The use of tracers to obtain information about a hydrocarbon reservoir and/or about what is taking place therein has been practiced for several decades and has been described in numerous documents. Tracers have primarily been used to monitor fluid paths and velocities. More than one tracer substance can be used concurrently. For instance, U.S. Pat. No. 5,892,147 discloses a procedure in which different tracers are placed at respective locations along the length of a well penetrating a reservoir. The tracers are placed at these locations during completion of the well before production begins. The tracer at each location is either attached to a section of pipe before it is placed at that location or is delivered into the location while perforating casing at that location. When production begins, monitoring the proportions of the individual tracers in the oil or gas produced by the well permits calculation of the proportions of oil or gas being produced from different zones of the reservoir.
Tracers have been used in connection with hydraulic fracturing, mainly to provide information on the location and orientation of the fracture. Tracers can also be used for estimating residual oil saturation. Tracers have been used in single well tests and in interwell tests. In single well tests, a tracer is injected into the formation from a well and then produced out of the same well mixed with fluids from the well. The delay in time needed to return to the ground between a tracer that does not react with the formation (a conservative tracer) and one that does (a partitioning tracer) will give an indication of residual oil saturation, a piece of information that is difficult to acquire by other means. In interwell tests, the tracer is injected at one well along with a carrier fluid, such as water in a waterflood, and detected at a producing well after some period of time, which can range from days to years.
Radioactive and chemical tracers have been used extensively in the oil industry and hydrology testing for decades. Non-radioactive chemical tracers offer distinct advantages over the use of radioactive tracers. For example, there are more unique chemical tracers than radioactive tracers and no downhole logging tools are required.
Oilfield chemicals are normally formulated with adjuvant or carrier chemicals before being introduced into a reservoir. When the formulated material is a liquid, the liquid can be pumped down a wellbore to the reservoir. When the formulated material is a solid, it can be pre-placed onto equipment, such as the well bore, before the equipment is placed in the well. Particles of the oil field chemicals may be absorbed into the pores of porous carrier particles or encapsulated in a structure in which the oilfield chemical is enclosed within a shell of carrier material around the oil field chemical, and the particles are suspended in a fluid and pumped downhole into the reservoir.
Despite the very wide usage of oil field chemicals, many of the current methods of introducing and using these chemicals have disadvantages.
One issue is the difficulty in handling oilfield chemicals that are in different physical states. For example, when different tracers are placed at their respective locations along the length of a well penetrating a reservoir, a stable solid form of a tracer formulation is normally used. Compared to solid tracers, tracers in liquid and gas form are often difficult to formulate and shape into stable solid objects. This can limit the types of tracers that can be used.
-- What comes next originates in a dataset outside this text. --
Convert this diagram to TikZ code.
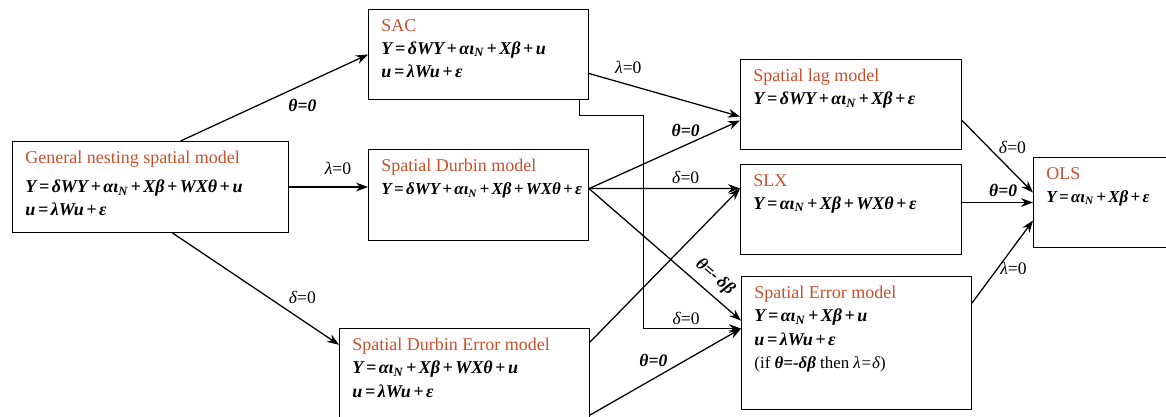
\documentclass[tikz,border=0pt]{standalone}
\usepackage{fontspec}
\setmainfont{Liberation Serif}
\usetikzlibrary{positioning,arrows.meta,calc}
\definecolor{titlered}{HTML}{C8502E}
\newcommand{\modeleq}[1]{{\bfseries\itshape\spaceskip=0.14em\relax #1}}
\newcommand{\modeltitle}[1]{\textcolor{titlered}{#1}}

\tikzset{
  model/.style={draw, line width=0.7pt, inner sep=0pt, anchor=north west},
  modeltext/.style={anchor=north west, align=left, inner sep=0pt, xshift=0.33cm, yshift=-0.25cm,
    font=\fontsize{12.8pt}{16.5pt}\selectfont},
  restrict/.style={-{Stealth[length=0.3cm, width=0.22cm]}, line width=0.9pt},
  cond/.style={font=\fontsize{12.5pt}{14pt}\selectfont, inner sep=1pt},
}

\begin{document}
\begin{tikzpicture}[x=0.025cm, y=-0.025cm]
\useasboundingbox (0,0) rectangle (1166,416);

% Model boxes
\node[model, minimum width=6.9cm, minimum height=2.275cm] (gn) at (12,141) {};
\node[model, minimum width=5.5cm, minimum height=2.25cm] (sac) at (368,9) {};
\node[model, minimum width=5.5cm, minimum height=2.275cm] (sdm) at (368,149) {};
\node[model, minimum width=6.25cm, minimum height=2.25cm] (sdem) at (339,328) {};
\node[model, minimum width=5.525cm, minimum height=2.25cm] (sl) at (740,59) {};
\node[model, minimum width=5.525cm, minimum height=2.25cm] (slx) at (740,164) {};
\node[model, minimum width=5.75cm, minimum height=3.325cm] (se) at (741,276) {};
\node[model, minimum width=3.5cm, minimum height=2.25cm] (ols) at (1033,157) {};

% Box contents
\node[modeltext] (gn-txt) at (gn.north west) {\modeltitle{General nesting spatial model}\\[4pt]
  \modeleq{Y = δWY + αι\textsubscript{N} + Xβ + WXθ + u}\\
  \modeleq{u = λWu + ε}};
\node[modeltext] (sac-txt) at (sac.north west) {\modeltitle{SAC}\\
  \modeleq{Y = δWY + αι\textsubscript{N} + Xβ + u}\\
  \modeleq{u = λWu + ε}};
\node[modeltext] (sdm-txt) at (sdm.north west) {\modeltitle{Spatial Durbin model}\\
  {\fontsize{12pt}{15pt}\selectfont\modeleq{Y = δWY + αι\textsubscript{N} + Xβ + WXθ + ε}}};
\node[modeltext] (sdem-txt) at (sdem.north west) {\modeltitle{Spatial Durbin Error model}\\
  \modeleq{Y = αι\textsubscript{N} + Xβ + WXθ + u}\\
  \modeleq{u = λWu + ε}};
\node[modeltext] (sl-txt) at (sl.north west) {\modeltitle{Spatial lag model}\\
  \modeleq{Y = δWY + αι\textsubscript{N} + Xβ + ε}};
\node[modeltext] (slx-txt) at (slx.north west) {\modeltitle{SLX}\\
  \modeleq{Y = αι\textsubscript{N} + Xβ + WXθ + ε}};
\node[modeltext] (se-txt) at (se.north west) {\modeltitle{Spatial Error model}\\
  \modeleq{Y = αι\textsubscript{N} + Xβ + u}\\
  \modeleq{u = λWu + ε}\\
  {\fontsize{12pt}{14pt}\selectfont (if \modeleq{θ=-δβ} then \textit{λ=δ})}};
\node[modeltext] (ols-txt) at (ols.north west) {\modeltitle{OLS}\\
  {\fontsize{12pt}{14pt}\selectfont\modeleq{Y = αι\textsubscript{N} + Xβ + ε}}};

% Outgoing points
\coordinate (sdm-out) at ([yshift=0.16cm]sdm.east);
\coordinate (sac-bend) at (643,115);

% Restrictions from the general model
\draw[restrict] ([xshift=0.75cm]gn.north) -- (sac.west)
  node[cond, pos=0.65, yshift=-0.51cm] (c1) {\modeleq{θ=0}};
\draw[restrict] (gn.east) -- (gn.east -| sdm.west)
  node[cond, pos=0.62, yshift=0.46cm] (c2) {\textit{λ}=0};
\draw[restrict] ([xshift=0.55cm]gn.south) -- ([yshift=-0.42cm]sdem.north west)
  node[cond, pos=0.78, yshift=0.575cm] (c3) {\textit{δ}=0};

% Restrictions from SAC
\draw[restrict] ([yshift=-0.475cm]sac.east) -- ([yshift=-0.3cm]sl.west)
  node[cond, pos=0.26, yshift=0.425cm] (c4) {\textit{λ}=0};
\draw[restrict, line width=0.7pt] ([xshift=-0.25cm]sac.south east) |- (sac-bend) |- ([yshift=0.36cm]se.west)
  node[cond, pos=0.72, yshift=0.25cm] (c5) {\textit{δ}=0};

% Restrictions from the Spatial Durbin model
\draw[restrict] (sdm-out) -- ([yshift=-0.4cm]sl.west)
  node[cond, pos=0.64, yshift=0.365cm] (c6) {\modeleq{θ=0}};
\draw[restrict] (sdm-out) -- ([yshift=0.525cm]slx.west)
  node[cond, pos=0.64, yshift=0.275cm] (c7) {\textit{δ}=0};
\draw[restrict] (sdm-out) -- ([yshift=0.56cm]se.west)
  node[cond, pos=0.76, sloped, above=4pt] (c8) {\modeleq{θ=- δβ}};

% Restrictions from the Spatial Durbin Error model
\draw[restrict] ([yshift=-0.35cm]sdem.north east) -- ([yshift=0.525cm]slx.west);
\draw[restrict] ([yshift=-2.175cm]sdem.north east) -- ([yshift=0.36cm]se.west)
  node[cond, pos=0.42, yshift=0.45cm] (c9) {\modeleq{θ=0}};

% Into OLS
\draw[restrict] ([yshift=-0.4cm]sl.east) -- ([yshift=0.25cm]ols.west)
  node[cond, pos=0.71, yshift=0.6cm] (c10) {\textit{δ}=0};
\draw[restrict] (ols.west -| slx.east) -- (ols.west)
  node[cond, pos=0.58, yshift=0.3cm] (c11) {\modeleq{θ=0}};
\draw[restrict] ([yshift=1.0cm]se.east) -- ([yshift=-0.45cm]ols.west)
  node[cond, pos=0.68, yshift=-0.54cm] (c12) {\textit{λ}=0};

\end{tikzpicture}
\end{document}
Another issue is that some oil field chemicals are reactive, making them difficult to formulate and deliver into the reservoir.
A further issue is that unwanted inhomogeneous compositions can result from formulating some oil field chemicals. This is found when attempting to formulate different tracers with polymers to form objects for application to hydrocarbon reservoirs. Tracers can differ from each other with respect to a variety of properties, such as density, particle size, and in various surface related properties. These differences can be very significant. For example, it is known that the density of oil tracers can vary from 1 to 3 g/cm3 and these differences can result in various problems. The differences between the densities of the tracers can result in compositions comprising a tracer and polymer having significant non-homogeneous structure and morphology. High density tracers tend to settle during the formulation process used to form the tracers into objects. Such non-homogeneous objects tend to show undesired release behavior in a subterranean reservoir environment. Although the use of an extra dispersing/stabilizing additive in the formulation of the objects can partially alleviate this problem, other associated problems, such as poor mechanical strength in a reservoir environment, remain. As a result, sometimes even apparently similar tracers in one family cannot be formulated in the same way.
One of the most important issues is the release of oil field chemicals from formulated articles to the targeted fluid or reservoir areas. While it is often a requirement for oil field chemicals to be released in a sustained manner, e.g. slowly so that treatment can be effective over long periods of time (e.g., years), the release of the chemicals in current commercial practice is often too fast (less than 6 months) and not up to the needs of the industry. As a result, some oil field chemicals have to be repeatedly introduced into wells to ensure that the requisite level of the well treatment agent is continuously present in the well. The release of oil field chemicals, such as tracers, is often not controlled in current practice, causing significant variations over time for both a single tracer and as well as between different tracers. Such issues often result in ineffective treatments or loss of monitoring of the reservoir, and result in lost production revenue due to down time and the costs of the additional materials that are used retreat the wells.